>> Begin DATA SEGMENT
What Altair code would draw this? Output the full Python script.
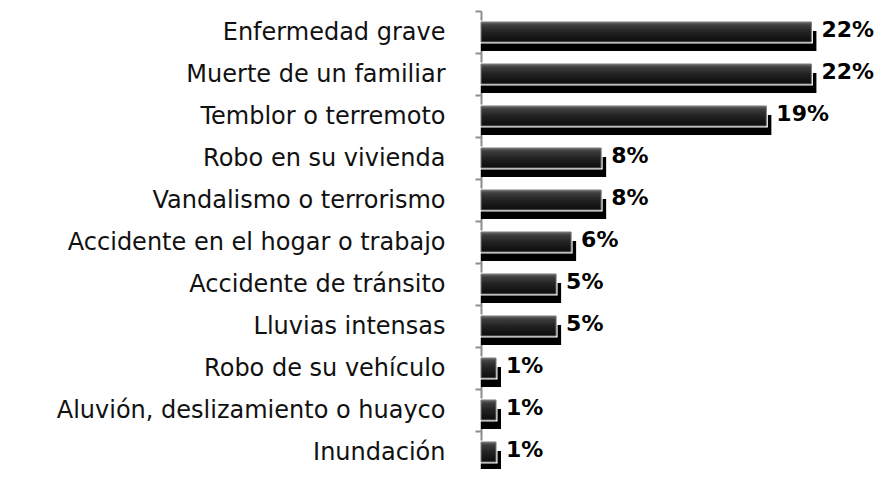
import altair as alt
import pandas as pd

categories = [
    "Enfermedad grave",
    "Muerte de un familiar",
    "Temblor o terremoto",
    "Robo en su vivienda",
    "Vandalismo o terrorismo",
    "Accidente en el hogar o trabajo",
    "Accidente de tránsito",
    "Lluvias intensas",
    "Robo de su vehículo",
    "Aluvión, deslizamiento o huayco",
    "Inundación",
]
values = [22, 22, 19, 8, 8, 6, 5, 5, 1, 1, 1]
labels = ["22%", "22%", "19%", "8%", "8%", "6%", "5%", "5%", "1%", "1%", "1%"]

df = pd.DataFrame({"cat": categories, "value": values, "label": labels})

FONT = "DejaVu Sans"

y_enc = alt.Y(
    "cat:N",
    sort=None,
    title=None,
    scale=alt.Scale(range=[0, 462], paddingInner=0, paddingOuter=0),
    axis=alt.Axis(
        domainColor="#8c8c8c",
        domainWidth=2,
        tickColor="#8c8c8c",
        tickWidth=2,
        tickSize=6,
        tickBand="extent",
        labelFont=FONT,
        labelFontSize=24,
        labelColor="#111111",
        labelPadding=30,
        labelLimit=600,
    ),
)
x_scale = alt.Scale(domain=[0, 26.5], nice=False, zero=True)
x_enc = alt.X("value:Q", scale=x_scale, axis=None)
x2_enc = alt.X2(datum=0)

base = alt.Chart(df)

shadow = base.mark_bar(color="black", size=20, xOffset=5, yOffset=9).encode(
    y=y_enc, x=x_enc, x2=x2_enc
)
halo = base.mark_bar(color="white", stroke="white", strokeWidth=3, size=20).encode(
    y=y_enc, x=x_enc, x2=x2_enc
)
grad = alt.Gradient(
    gradient="linear",
    x1=0, x2=0, y1=0, y2=1,
    stops=[
        alt.GradientStop(offset=0, color="#6e6e6e"),
        alt.GradientStop(offset=0.15, color="#3e3e3e"),
        alt.GradientStop(offset=0.5, color="#222222"),
        alt.GradientStop(offset=1, color="#0c0c0c"),
    ],
)
main = base.mark_bar(fill=grad, stroke="#7a7a7a", strokeWidth=1, size=20).encode(
    y=y_enc, x=x_enc, x2=x2_enc
)
text = base.mark_text(
    align="left", baseline="middle", dx=10, dy=-2,
    font=FONT, fontSize=22, fontWeight="bold", color="black",
).encode(y=y_enc, x=x_enc, text="label:N")

chart = (
    alt.layer(shadow, halo, main, text)
    .properties(
        width=398,
        height=458,
        autosize=alt.AutoSizeParams(type="none"),
        padding={"left": 473, "top": 3, "right": 0, "bottom": 0},
    )
    .configure_view(stroke=None)
)

chart.save("out.html", embed_options={"renderer": "svg", "actions": False})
>> End DATA SEGMENT
GIVEN EXERCISE.
Print the complete listing exactly, apart from any pictures.

SOLUTION.
What Altair code would draw this? Output the full Python script.
import altair as alt
import pandas as pd

categories = [
    "Enfermedad grave",
    "Muerte de un familiar",
    "Temblor o terremoto",
    "Robo en su vivienda",
    "Vandalismo o terrorismo",
    "Accidente en el hogar o trabajo",
    "Accidente de tránsito",
    "Lluvias intensas",
    "Robo de su vehículo",
    "Aluvión, deslizamiento o huayco",
    "Inundación",
]
values = [22, 22, 19, 8, 8, 6, 5, 5, 1, 1, 1]
labels = ["22%", "22%", "19%", "8%", "8%", "6%", "5%", "5%", "1%", "1%", "1%"]

df = pd.DataFrame({"cat": categories, "value": values, "label": labels})

FONT = "DejaVu Sans"

y_enc = alt.Y(
    "cat:N",
    sort=None,
    title=None,
    scale=alt.Scale(range=[0, 462], paddingInner=0, paddingOuter=0),
    axis=alt.Axis(
        domainColor="#8c8c8c",
        domainWidth=2,
        tickColor="#8c8c8c",
        tickWidth=2,
        tickSize=6,
        tickBand="extent",
        labelFont=FONT,
        labelFontSize=24,
        labelColor="#111111",
        labelPadding=30,
        labelLimit=600,
    ),
)
x_scale = alt.Scale(domain=[0, 26.5], nice=False, zero=True)
x_enc = alt.X("value:Q", scale=x_scale, axis=None)
x2_enc = alt.X2(datum=0)

base = alt.Chart(df)

shadow = base.mark_bar(color="black", size=20, xOffset=5, yOffset=9).encode(
    y=y_enc, x=x_enc, x2=x2_enc
)
halo = base.mark_bar(color="white", stroke="white", strokeWidth=3, size=20).encode(
    y=y_enc, x=x_enc, x2=x2_enc
)
grad = alt.Gradient(
    gradient="linear",
    x1=0, x2=0, y1=0, y2=1,
    stops=[
        alt.GradientStop(offset=0, color="#6e6e6e"),
        alt.GradientStop(offset=0.15, color="#3e3e3e"),
        alt.GradientStop(offset=0.5, color="#222222"),
        alt.GradientStop(offset=1, color="#0c0c0c"),
    ],
)
main = base.mark_bar(fill=grad, stroke="#7a7a7a", strokeWidth=1, size=20).encode(
    y=y_enc, x=x_enc, x2=x2_enc
)
text = base.mark_text(
    align="left", baseline="middle", dx=10, dy=-2,
    font=FONT, fontSize=22, fontWeight="bold", color="black",
).encode(y=y_enc, x=x_enc, text="label:N")

chart = (
    alt.layer(shadow, halo, main, text)
    .properties(
        width=398,
        height=458,
        autosize=alt.AutoSizeParams(type="none"),
        padding={"left": 473, "top": 3, "right": 0, "bottom": 0},
    )
    .configure_view(stroke=None)
)

chart.save("out.html", embed_options={"renderer": "svg", "actions": False})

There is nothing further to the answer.